Home At Home Emerges From Chapter 11 With Slashed Debt, New Growth Financing
October 27, 2025

At Home Emerges From Chapter 11 With Slashed Debt, New Growth Financing

After seeking bankruptcy protection in June, At Home Group has successfully completed its financial restructuring and emerged from Chapter 11, the company announced.

With a court-supervised process now complete, At Home reported the company is backed by supportive new owners, and it meaningfully strengthened its financial position and has additional resources to invest in its strategic initiatives 

At Home eliminated substantially all of its almost $2 billion in funded debt, the company noted, implemented a more profitable operating model and secured $500 million in new exit financing to drive strategic growth initiatives forward. At Home continues to operate 229 stores in 39 states as well as the athome.com e-commerce website.
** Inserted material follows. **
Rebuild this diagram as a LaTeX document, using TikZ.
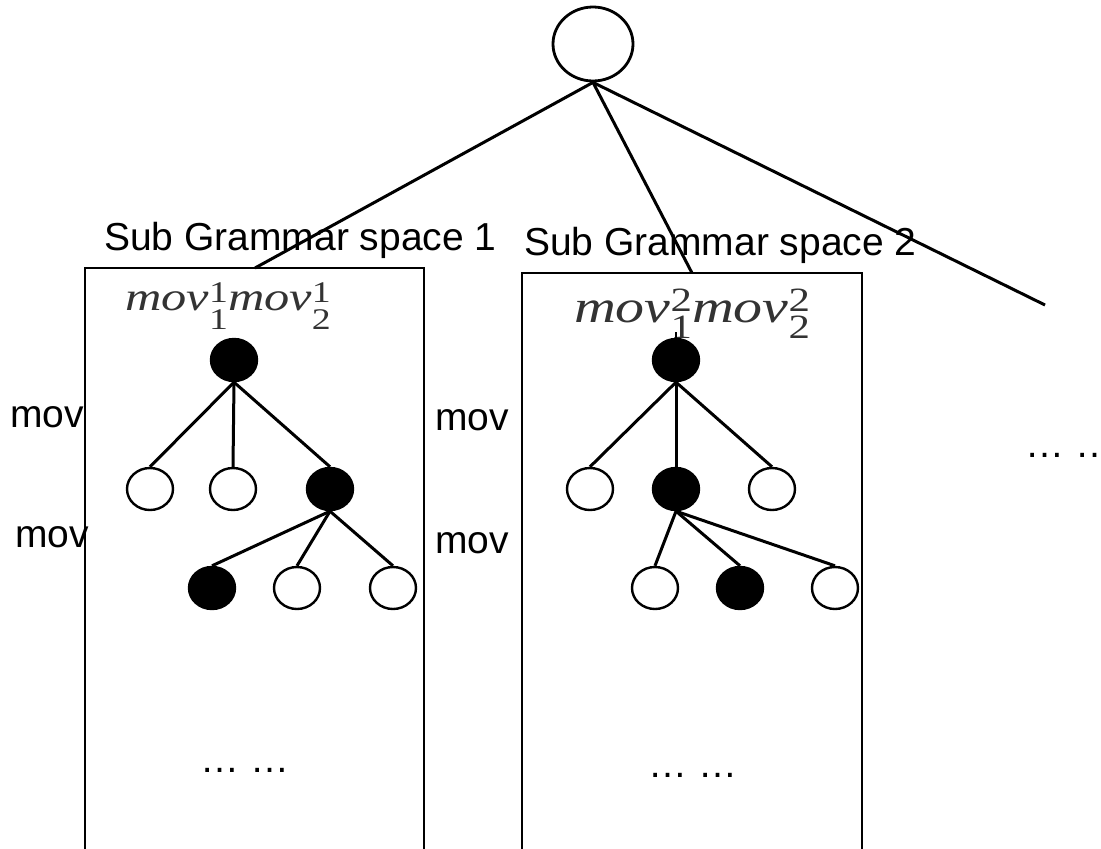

In connection with the bankruptcy emergence, At Home has executed a transition of ownership to a group of its lenders, including funds affiliated with Redwood Capital Management, LLC, Farallon Capital Management, L.L.C. and Anchorage Capital Advisors, L.P. 
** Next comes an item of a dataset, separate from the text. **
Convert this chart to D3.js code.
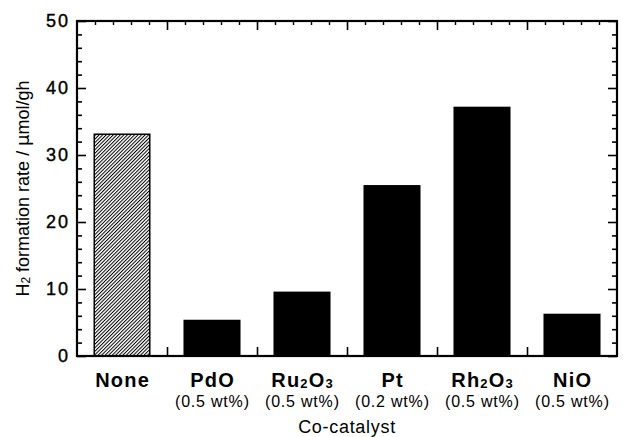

At Home CEO Brad Weston and Redwood Capital Management representative Andrew Kilbourne will take seats on the company’s board of directors. Expectations are for the appointments of John Eck and Karen Stuckey to the board. Eck most recently served as CEO of Mattress Firm, and Stuckey spent 18 years at Wal-Mart and currently serves on the board of Gildan. 

“Today marks an exciting new beginning for At Home,” Weston said. “We are officially starting our next phase with renewed financial strength, flexibility and momentum. We’re taking decisive actions to become more relevant, more inspiring and more connected to our customers. This new chapter redefines what At Home can be, a brand that helps customers design and create spaces that reflect who they are and how they live.”